The Democratic Party of Arkansas said on X that its members “are in this fight for the long haul.”

“We believe in health care and education that let every woman determine when and if parenthood is right for her,” the party wrote.

Republican elected officials praised Thurston’s rejection of the amendment on X Wednesday.

“Today the far left pro-abortion crowd in Arkansas showed they are both immoral and incompetent,” Gov. Sarah Huckabee Sanders wrote.

Attorney General Tim Griffin called the required affidavit “simple and straightforward.”

“Failure to follow such a basic requirement is inexcusable: the #abortion advocates have no one to blame but themselves,” he wrote.

AFLG was about 10,000 signatures shy of the minimum at the start of last week, but made a strong effort to gather last-minute signatures, including on Independence Day when an email claiming to be from the organization caused confusion by stating no more signatures were needed. AFLG quickly alerted supporters that the misleading email was not from them and encouraged people to continue signing petitions.

Supporters of the Arkansas Abortion Amendment also faced a “Decline to Sign” effort encouraging voters not to sign petitions for the amendment. The effort was led by anti-abortion groups Arkansas Right to Life and the Family Council, the latter of which posted on its website a list of 79 people paid by AFLG to collect signatures.

AFLG called the post attempted intimidation; the Family Council has since removed the list from the post but has kept it publicly available on its political action committee website. Acquiring and publishing the list is legal under the Arkansas Freedom of Information Act.

“The Secretary of State has made the right decision by disqualifying these petitions that did not comply with the law,” Family Council Action Committee Executive Director Jerry Cox said in a statement. “We appreciate the Secretary of State’s diligence in reviewing these petitions and commitment to upholding state law.”

The Family Council’s publication of the list in June is proof that AFLG provided the Secretary of State’s office with the required list of paid canvassers, AFLG said in its statement.

“Asserting now that we didn’t provide required documentation regarding paid canvassers is absurd and demonstrably, undeniably incorrect,” the statement reads. “Arkansas law does not empower the Secretary of State to make an unfounded legal interpretation, which is what he did today by summarily declaring that we have not completed the steps for qualification.”

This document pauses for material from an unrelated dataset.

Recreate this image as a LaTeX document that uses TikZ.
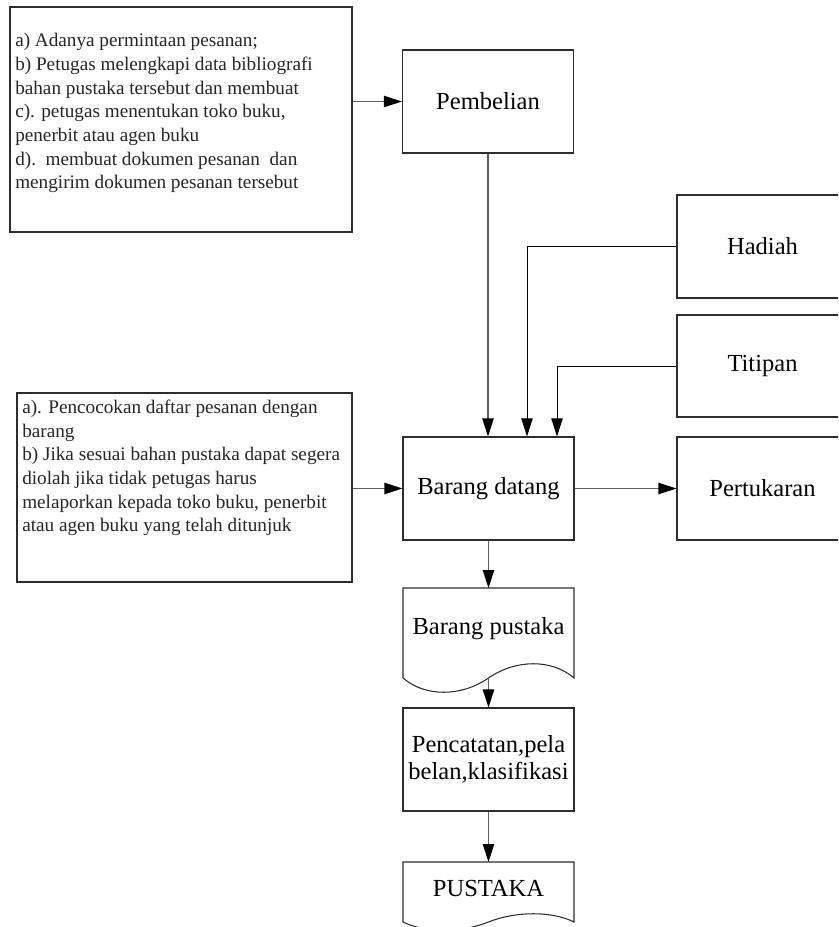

A South Dakota anti-abortion group is challenging a proposed abortion-rights ballot measure in federal court, alleging that supporters did not follow state canvassing laws. On Monday, a federal judge declined to stop the lawsuit.

Susan B. Anthony Pro-Life America mentioned the South Dakota litigation in a statement Wednesday afternoon issued in light of Thurston’s decision.

“The abortion lobby is trying to deceive voters in red states across our nation into voting for amendments that enshrine all-trimester abortion, remove parental rights and eviscerate women’s health protections this year,” Southern Regional Director Caitlin Connors said in the statement. “As they attempt to cut corners in the process in the pro-life state of Arkansas, Secretary of State John Thurston has taken a stand to ensure that pro-abortion activists must follow the same state laws that apply to every other ballot campaign.”